Building Your Event Management System
As your event volume grows, you need systems — not just hustle. Here's what a mature bar event operation looks like:
Lead Pipeline
Every inquiry tracked in one place with status (new, proposal sent, signed, deposit paid). No more leads lost in email threads.
Professional Proposals
Branded proposals with your packages, pricing, terms, and e-signature. Clients should be able to review and sign from their phone in under 5 minutes.
Deposit Collection
Online payment collection (credit card, ACH, Apple Pay) immediately after signing. No more chasing checks or Venmo requests.
Communication Hub
All client communication — email and SMS — in one thread. No more switching between apps to piece together a conversation.
Calendar & Availability
Real-time calendar showing booked and available dates across all your spaces. Prevents double-booking and makes it easy to check availability on the spot.
Common Mistakes to Avoid
- Not requiring deposits: No deposit = no commitment. Always collect at least 25-50% upfront.

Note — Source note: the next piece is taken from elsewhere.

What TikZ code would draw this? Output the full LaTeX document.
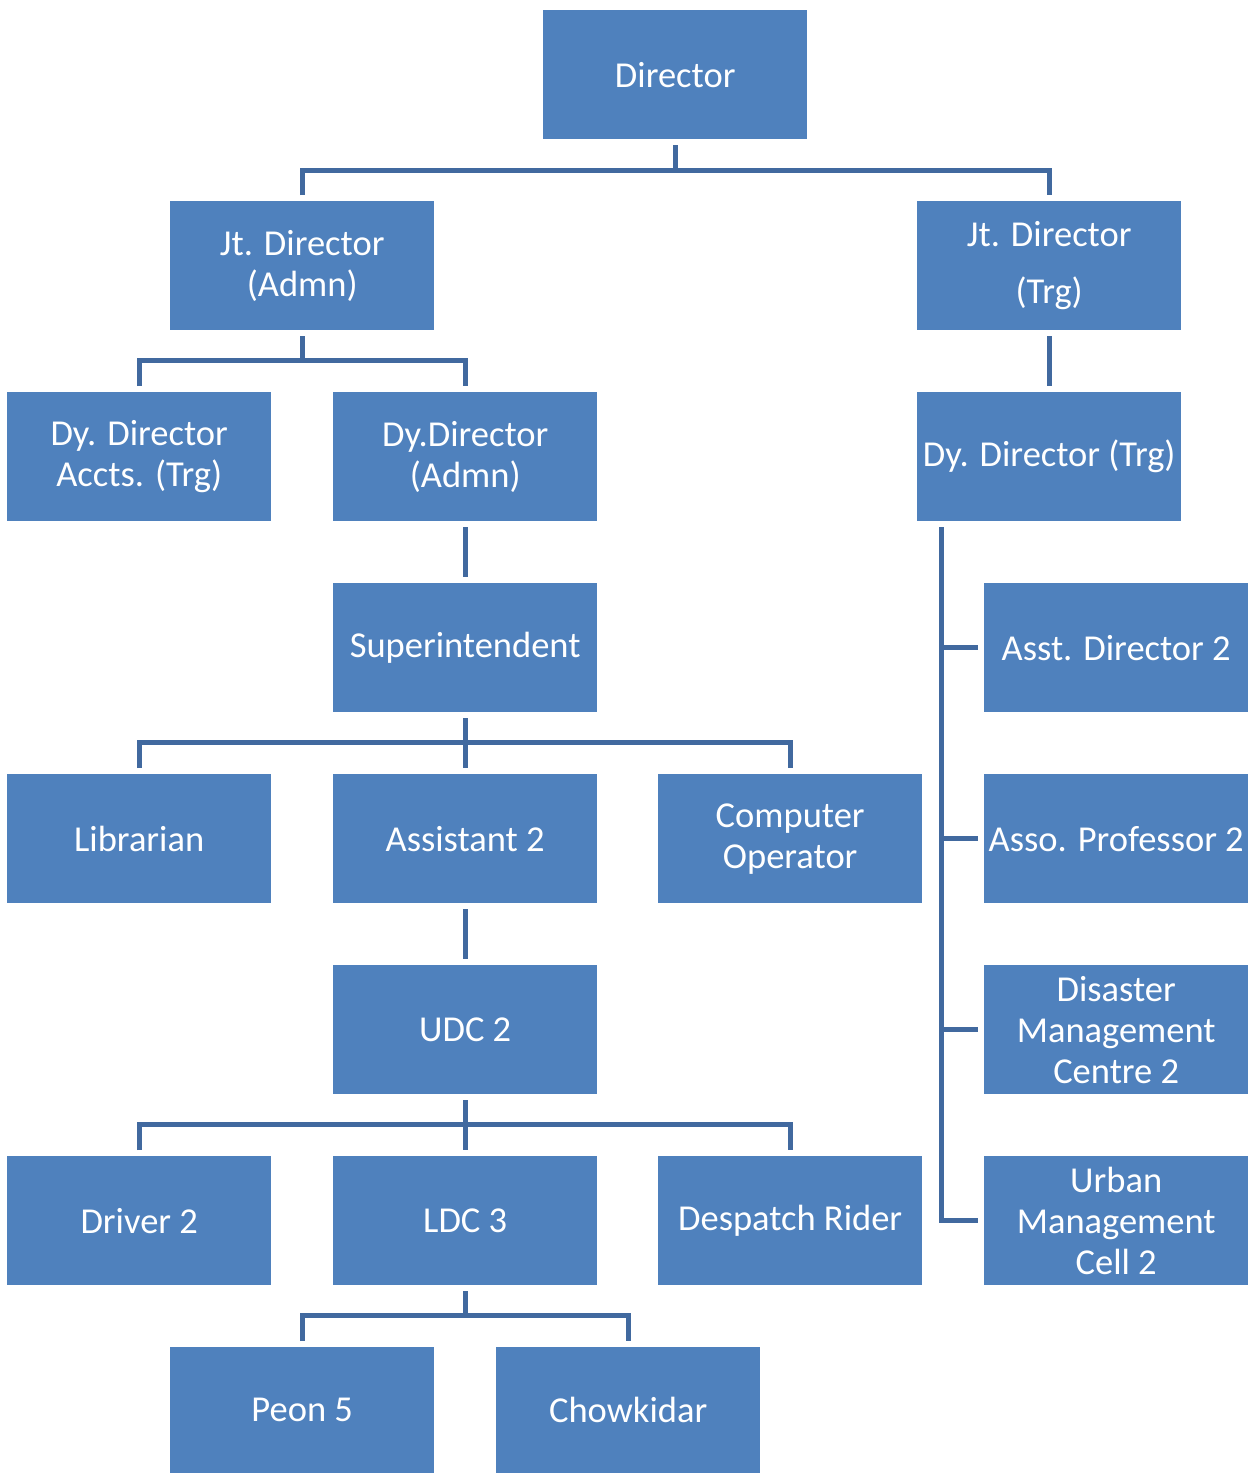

- Underpricing weekends: Your Friday and Saturday nights are premium. Price them accordingly.
- No cancellation policy: Include clear terms about cancellation windows and refund policies in every proposal.
- Ignoring weekday potential: Tuesday corporate happy hours are pure incremental revenue. Don't overlook them.
- Manual everything: If you're still managing events through email and spreadsheets, you're leaving money and sanity on the table.
- Not capturing testimonials: After every great event, ask for a review. Social proof sells the next booking.
Getting Started
You don't need to implement everything at once. Start with these three steps:
- Create 2-3 event packages with clear pricing for your most common event types.
- Add an inquiry form to your website and Google profile.
- Set up a system to track leads and automate follow-ups.
Tools like Reunion make this easy — embed a lead form, build proposals in minutes, collect deposits online, and let AI handle the follow-ups. Most bars are fully set up in under an hour.
Private events are too profitable to manage with sticky notes and good intentions. Build the systems, and the revenue follows.